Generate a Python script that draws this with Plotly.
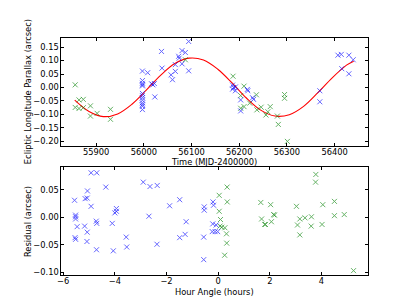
import plotly.graph_objects as go

# ---- top panel: parallax vs time ----
blue_t = [55997, 55997, 55997, 55997, 55997, 55997, 55997, 55997, 55997, 55997, 55997, 55997, 55997,
          56008, 56016, 56019, 56022, 56023, 56037, 56038, 56057, 56060, 56066, 56066, 56073, 56074,
          56080, 56080, 56087, 56094, 56094,
          56186, 56188, 56192, 56186, 56192, 56203, 56203, 56217, 56218, 56228, 56230,
          56369, 56369, 56407, 56414, 56415, 56430, 56430, 56439]
blue_p = [0.061, 0.026, 0.016, 0.010, 0.006, -0.022, -0.030, -0.038, -0.047, -0.057, -0.064, -0.070, -0.082,
          0.055, 0.014, 0.010, 0.015, -0.035, 0.134, 0.072, 0.047, 0.029, 0.060, 0.085, 0.116, 0.109,
          0.137, 0.088, 0.130, 0.171, 0.062,
          0.009, 0.000, 0.002, -0.006, -0.012, -0.046, -0.087, -0.007, -0.012, -0.038, -0.044,
          -0.012, -0.053, 0.120, 0.123, 0.070, 0.120, 0.051, 0.103]

green_t = [55856, 55856, 55864, 55864, 55873, 55873, 55888, 55888, 55902, 55930, 55930, 56087,
           56187, 56210, 56203, 56210, 56203, 56222, 56236, 56237, 56246, 56256, 56260, 56265,
           56280, 56282, 56295, 56295, 56301]
green_p = [0.010, -0.074, -0.046, -0.078, -0.044, -0.075, -0.068, -0.106, -0.096, -0.081, -0.118, 0.103,
           0.042, 0.005, -0.030, -0.071, -0.077, -0.058, -0.027, -0.083, -0.073, -0.102, -0.090, -0.071,
           -0.106, -0.137, -0.026, -0.040, -0.200]

# fitted parallax curve
fit_t = [55855, 55885, 55915, 55945, 55975, 56005, 56035, 56065, 56095, 56125, 56155,
         56185, 56215, 56245, 56275, 56305, 56335, 56365, 56395, 56425, 56440]
fit_p = [-0.047, -0.089, -0.108, -0.098, -0.062, -0.010, 0.045, 0.089, 0.109, 0.102, 0.068,
         0.017, -0.039, -0.084, -0.106, -0.101, -0.070, -0.019, 0.036, 0.083, 0.098]

# ---- bottom panel: residual vs hour angle ----
blue_h = [-5.56, -5.52, -5.52, -5.52, -5.46, -5.54, -5.52, -5.15, -5.07, -5.06, -5.17, -5.07, -5.08,
          -4.92, -4.92, -4.70, -4.72, -4.70, -4.71, -4.35, -4.10, -4.06, -4.00, -3.94, -3.94, -3.56,
          -3.54, -2.90, -2.68, -2.64, -2.36, -2.37, -1.88, -1.49, -1.49, -1.28, -1.24, -0.54, -0.54,
          -0.56, -0.56, -0.20, -0.18, -0.21, -0.08, -0.23, -0.12, -0.02]
blue_r = [0.031, 0.004, 0.001, -0.003, -0.017, -0.037, -0.040, 0.034, 0.035, 0.048, -0.016, -0.027, -0.044,
          0.020, 0.081, 0.081, -0.007, -0.011, -0.059, 0.055, -0.011, -0.061, 0.008, 0.016, 0.011, -0.036,
          -0.054, 0.064, 0.002, 0.056, 0.058, -0.049, 0.021, 0.032, -0.037, -0.031, -0.008, 0.019, 0.013,
          -0.036, -0.077, 0.028, 0.022, -0.012, -0.014, -0.026, -0.026, -0.026]

green_h = [0.04, 0.345, 0.35, 0.04, 0.09, 0.07, 0.14, 0.26, 0.32, 0.33, 0.25, 1.65, 1.68, 1.80, 1.83,
           2.03, 2.06, 2.15, 2.18, 3.03, 3.07, 3.16, 3.16, 3.36, 3.61, 3.60, 3.78, 3.77, 4.05, 4.02,
           4.50, 4.50, 4.88, 5.24]
green_r = [0.040, 0.055, 0.028, 0.011, -0.004, -0.016, -0.018, -0.019, -0.030, -0.047, -0.069, 0.027,
           -0.003, -0.013, -0.013, 0.023, -0.008, 0.005, 0.004, 0.020, -0.014, -0.003, -0.032, -0.001,
           0.001, -0.016, 0.078, 0.064, 0.023, -0.013, 0.029, 0.003, 0.005, -0.097]

BLUE = "rgb(0,0,255)"
GREEN = "rgb(0,128,0)"
FONT = "DejaVu Sans"
FS = 8.3


def xmark(color):
    return dict(symbol="x-thin", size=5, color=color, opacity=0.6,
                line=dict(width=1, color=color))


fig = go.Figure()
fig.add_trace(go.Scatter(x=fit_t, y=fit_p, mode="lines", line=dict(color="red", width=1.1, shape="spline"),
                         xaxis="x", yaxis="y", showlegend=False, hoverinfo="skip"))
fig.add_trace(go.Scatter(x=green_t, y=green_p, mode="markers", marker=xmark(GREEN),
                         xaxis="x", yaxis="y", showlegend=False))
fig.add_trace(go.Scatter(x=blue_t, y=blue_p, mode="markers", marker=xmark(BLUE),
                         xaxis="x", yaxis="y", showlegend=False))
fig.add_trace(go.Scatter(x=green_h, y=green_r, mode="markers", marker=xmark(GREEN),
                         xaxis="x2", yaxis="y2", showlegend=False))
fig.add_trace(go.Scatter(x=blue_h, y=blue_r, mode="markers", marker=xmark(BLUE),
                         xaxis="x2", yaxis="y2", showlegend=False))

axis_common = dict(showline=True, linecolor="black", linewidth=1, mirror="allticks",
                   ticks="inside", ticklen=3, tickwidth=0.8, tickcolor="black",
                   showgrid=False, zeroline=False,
                   tickfont=dict(family=FONT, size=FS, color="black"))

fig.update_layout(
    width=399, height=299,
    margin=dict(l=0, r=0, t=0, b=0),
    paper_bgcolor="white", plot_bgcolor="white",
    font=dict(family=FONT, size=FS, color="black"),
    xaxis=dict(domain=[0.125, 0.9], anchor="y", range=[55827, 56469], dtick=100, tick0=55900,
               tickformat="d", ticklabelstandoff=-2, **axis_common),
    yaxis=dict(domain=[0.5364, 0.9], anchor="x", range=[-0.216, 0.185], dtick=0.05, tick0=0,
               tickformat=".2f", **axis_common),
    xaxis2=dict(domain=[0.125, 0.9], anchor="y2", range=[-6.07, 5.78], dtick=2, tick0=0,
                ticklabelstandoff=-2, **axis_common),
    yaxis2=dict(domain=[0.1, 0.4636], anchor="x2", range=[-0.1055, 0.091], dtick=0.05, tick0=0,
                tickformat=".2f", **axis_common),
    annotations=[
        dict(text="Time (MJD-2400000)", x=0.5125, y=0.481, xref="paper", yref="paper",
             showarrow=False, xanchor="center", yanchor="middle", font=dict(family=FONT, size=FS)),
        dict(text="Hour Angle (hours)", x=0.5125, y=0.045, xref="paper", yref="paper",
             showarrow=False, xanchor="center", yanchor="middle", font=dict(family=FONT, size=FS)),
        dict(text="Ecliptic Longitude Parallax (arcsec)", x=0.039, y=0.718, xref="paper", yref="paper",
             showarrow=False, xanchor="center", yanchor="middle", textangle=-90,
             font=dict(family=FONT, size=FS)),
        dict(text="Residual (arcsec)", x=0.040, y=0.282, xref="paper", yref="paper",
             showarrow=False, xanchor="center", yanchor="middle", textangle=-90,
             font=dict(family=FONT, size=FS)),
    ],
)

fig.write_html("out.html")
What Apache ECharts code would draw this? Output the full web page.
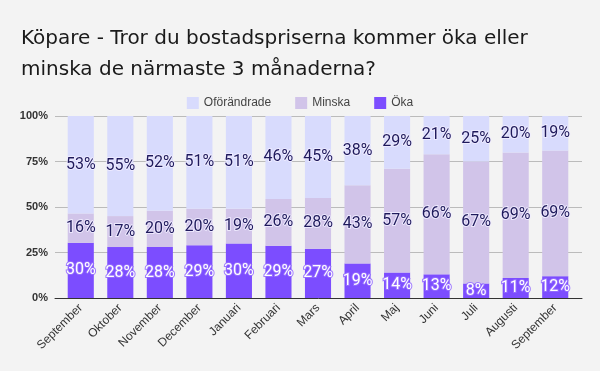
<!DOCTYPE html>
<html><head><meta charset="utf-8">
<script src="https://cdn.jsdelivr.net/npm/echarts@6/dist/echarts.min.js"></script>
<style>html,body{margin:0;padding:0;background:#f3f3f3}#c{width:600px;height:371px}</style>
</head><body><div id="c"></div>
<script>
const categories = ['September','Oktober','November','December','Januari','Februari','Mars','April','Maj','Juni','Juli','Augusti','September'];
const oka = [30,28,28,29,30,29,27,19,14,13,8,11,12];
const minska = [16,17,20,20,19,26,28,43,57,66,67,69,69];
const oforandrade = [53,55,52,51,51,46,45,38,29,21,25,20,19];
const yTicks = [0,25,50,75,100];

const totals = categories.map((_, i) => oka[i] + minska[i] + oforandrade[i]);
const norm = arr => arr.map((v, i) => ({ value: v / totals[i] * 100, raw: v }));

const darkLabel = {
  show: true, position: 'inside', fontFamily: 'Roboto', fontSize: 16,
  color: '#1f1a5c', textBorderColor: 'rgba(240,236,255,0.9)', textBorderWidth: 2,
  formatter: p => p.data.raw + '%'
};
const lightLabel = Object.assign({}, darkLabel, {
  color: '#ffffff', textBorderColor: 'rgba(150,110,255,0.9)'
});

const yMin = yTicks[0], yMax = yTicks[yTicks.length - 1], yInt = yTicks[1] - yTicks[0];

const chart = echarts.init(document.getElementById('c'), null, { renderer: 'canvas' });
chart.setOption({
  backgroundColor: '#f3f3f3',
  animation: false,
  title: {
    text: 'Köpare - Tror du bostadspriserna kommer öka eller\nminska de närmaste 3 månaderna?',
    left: 16, top: 18,
    textStyle: { fontFamily: 'DejaVu Sans', fontSize: 20, fontWeight: 'normal', color: '#1a1a1a', lineHeight: 31 }
  },
  legend: {
    top: 92, left: 'center', itemWidth: 12, itemHeight: 12, itemGap: 24, icon: 'rect',
    textStyle: { fontFamily: 'Liberation Sans', fontSize: 12, color: '#444' },
    data: ['Oförändrade', 'Minska', 'Öka']
  },
  grid: [
    { left: 55, right: 18, top: 116, bottom: 73 },
    { left: 61, right: 25, top: 116, bottom: 73 }
  ],
  xAxis: [
    {
      gridIndex: 0, type: 'value', min: 0, max: 1, show: true,
      axisLine: { show: true, onZero: false, lineStyle: { color: '#333', width: 1 } },
      axisTick: { show: false }, axisLabel: { show: false }, splitLine: { show: false }
    },
    {
      gridIndex: 1, type: 'category', data: categories,
      axisLine: { show: false },
      axisTick: { show: false },
      axisLabel: { rotate: 45, fontFamily: 'Liberation Sans', fontSize: 12, color: '#333', interval: 0, margin: 8 }
    }
  ],
  yAxis: [
    {
      gridIndex: 0, type: 'value', min: yMin, max: yMax, interval: yInt,
      axisLabel: { formatter: '{value}%', fontFamily: 'Liberation Sans', fontSize: 11, fontWeight: 'bold', color: '#333', margin: 7 },
      splitLine: { lineStyle: { color: '#bbbbbb' } },
      axisLine: { show: false }, axisTick: { show: false }
    },
    {
      gridIndex: 1, type: 'value', min: yMin, max: yMax, interval: yInt, show: false
    }
  ],
  series: [
    { name: 'Öka', type: 'bar', stack: 's', xAxisIndex: 1, yAxisIndex: 1, data: norm(oka), itemStyle: { color: '#7c4dff' }, label: lightLabel, barCategoryGap: '34%' },
    { name: 'Minska', type: 'bar', stack: 's', xAxisIndex: 1, yAxisIndex: 1, data: norm(minska), itemStyle: { color: '#d1c4e9' }, label: darkLabel },
    { name: 'Oförändrade', type: 'bar', stack: 's', xAxisIndex: 1, yAxisIndex: 1, data: norm(oforandrade), itemStyle: { color: '#d8dbfd' }, label: darkLabel }
  ]
});
</script></body></html>
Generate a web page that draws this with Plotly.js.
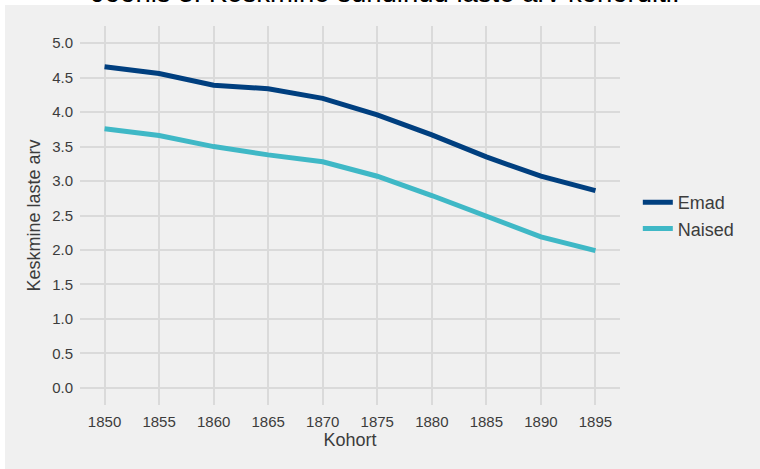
<!DOCTYPE html>
<html>
<head>
<meta charset="utf-8">
<script src="https://cdn.plot.ly/plotly-3.0.1.min.js"></script>
<style>
html,body{margin:0;padding:0;background:#ffffff;}
#chart{width:760px;height:469px;}
</style>
</head>
<body>
<div id="chart"></div>
<script>
var cohorts = [1850, 1855, 1860, 1865, 1870, 1875, 1880, 1885, 1890, 1895];
var emad = [4.66, 4.56, 4.39, 4.34, 4.20, 3.96, 3.67, 3.35, 3.07, 2.86];
var naised = [3.76, 3.66, 3.50, 3.38, 3.28, 3.07, 2.79, 2.49, 2.19, 1.99];
var seriesNames = ['Emad', 'Naised'];
var yTicks = [0, 0.5, 1, 1.5, 2, 2.5, 3, 3.5, 4, 4.5, 5];
var yTickText = ['0.0','0.5','1.0','1.5','2.0','2.5','3.0','3.5','4.0','4.5','5.0'];
var titleText = 'Joonis 3. Keskmine sündinud laste arv kohorditi.';

var font = 'Liberation Sans, Arial, sans-serif';
var traces = [
  {x: cohorts, y: emad, name: seriesNames[0], type: 'scatter', mode: 'lines',
   line: {color: '#003f7f', width: 5}},
  {x: cohorts, y: naised, name: seriesNames[1], type: 'scatter', mode: 'lines',
   line: {color: '#3fb8c6', width: 5}}
];
var layout = {
  width: 760, height: 469,
  paper_bgcolor: '#ffffff',
  plot_bgcolor: 'rgba(0,0,0,0)',
  margin: {l: 80, r: 140, t: 26, b: 64},
  font: {family: font, color: '#3c3c3c'},
  title: {text: titleText, x: 0.507, xanchor: 'center', xref: 'container',
          y: 0.996, yanchor: 'bottom', yref: 'container',
          font: {family: font, size: 27.5, color: '#000000'}},
  shapes: [
    {type: 'rect', xref: 'paper', yref: 'paper', layer: 'below',
     x0: -75/540, x1: 680/540, y0: -64/379, y1: 400/379,
     fillcolor: '#f0f0f0', line: {width: 0}}
  ],
  xaxis: {
    range: [1847.75, 1897.25],
    tickvals: cohorts,
    ticktext: cohorts.map(String),
    showgrid: true, gridcolor: '#dadada', gridwidth: 2,
    zeroline: false, showline: false, ticks: '',
    tickfont: {size: 15, color: '#3c3c3c'},
    ticklabelstandoff: 6,
    title: {text: 'Kohort', font: {size: 18, color: '#3c3c3c'}, standoff: 2}
  },
  yaxis: {
    range: [-0.25, 5.25],
    tickvals: yTicks,
    ticktext: yTickText,
    showgrid: true, gridcolor: '#dadada', gridwidth: 2,
    zeroline: false, showline: false, ticks: '',
    tickfont: {size: 15, color: '#3c3c3c'},
    ticklabelstandoff: 6,
    title: {text: 'Keskmine laste arv', font: {size: 18, color: '#3c3c3c'}, standoff: 6}
  },
  showlegend: true,
  legend: {x: 1.033, xanchor: 'left', y: 0.5, yanchor: 'middle',
           bgcolor: 'rgba(0,0,0,0)', font: {size: 18, color: '#3c3c3c'},
           itemwidth: 30, tracegroupgap: 0}
};
Plotly.newPlot('chart', traces, layout, {displayModeBar: false, staticPlot: true});
</script>
</body>
</html>
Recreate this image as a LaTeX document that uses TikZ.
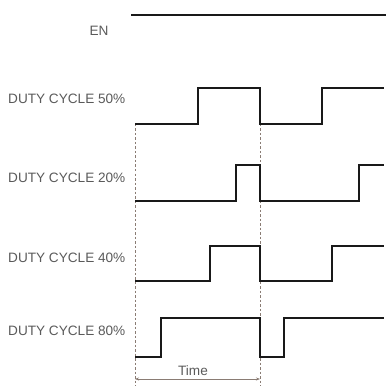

-- What to work on --
Return, please, the exact lines from the beginning of the entries above through the line containing "-0.106, -0.137, -0.026, -0.040, -0.200]", both included; pictures are left out.

-- Result --
Generate a Python script that draws this with Plotly.
import plotly.graph_objects as go

# ---- top panel: parallax vs time ----
blue_t = [55997, 55997, 55997, 55997, 55997, 55997, 55997, 55997, 55997, 55997, 55997, 55997, 55997,
          56008, 56016, 56019, 56022, 56023, 56037, 56038, 56057, 56060, 56066, 56066, 56073, 56074,
          56080, 56080, 56087, 56094, 56094,
          56186, 56188, 56192, 56186, 56192, 56203, 56203, 56217, 56218, 56228, 56230,
          56369, 56369, 56407, 56414, 56415, 56430, 56430, 56439]
blue_p = [0.061, 0.026, 0.016, 0.010, 0.006, -0.022, -0.030, -0.038, -0.047, -0.057, -0.064, -0.070, -0.082,
          0.055, 0.014, 0.010, 0.015, -0.035, 0.134, 0.072, 0.047, 0.029, 0.060, 0.085, 0.116, 0.109,
          0.137, 0.088, 0.130, 0.171, 0.062,
          0.009, 0.000, 0.002, -0.006, -0.012, -0.046, -0.087, -0.007, -0.012, -0.038, -0.044,
          -0.012, -0.053, 0.120, 0.123, 0.070, 0.120, 0.051, 0.103]

green_t = [55856, 55856, 55864, 55864, 55873, 55873, 55888, 55888, 55902, 55930, 55930, 56087,
           56187, 56210, 56203, 56210, 56203, 56222, 56236, 56237, 56246, 56256, 56260, 56265,
           56280, 56282, 56295, 56295, 56301]
green_p = [0.010, -0.074, -0.046, -0.078, -0.044, -0.075, -0.068, -0.106, -0.096, -0.081, -0.118, 0.103,
           0.042, 0.005, -0.030, -0.071, -0.077, -0.058, -0.027, -0.083, -0.073, -0.102, -0.090, -0.071,
           -0.106, -0.137, -0.026, -0.040, -0.200]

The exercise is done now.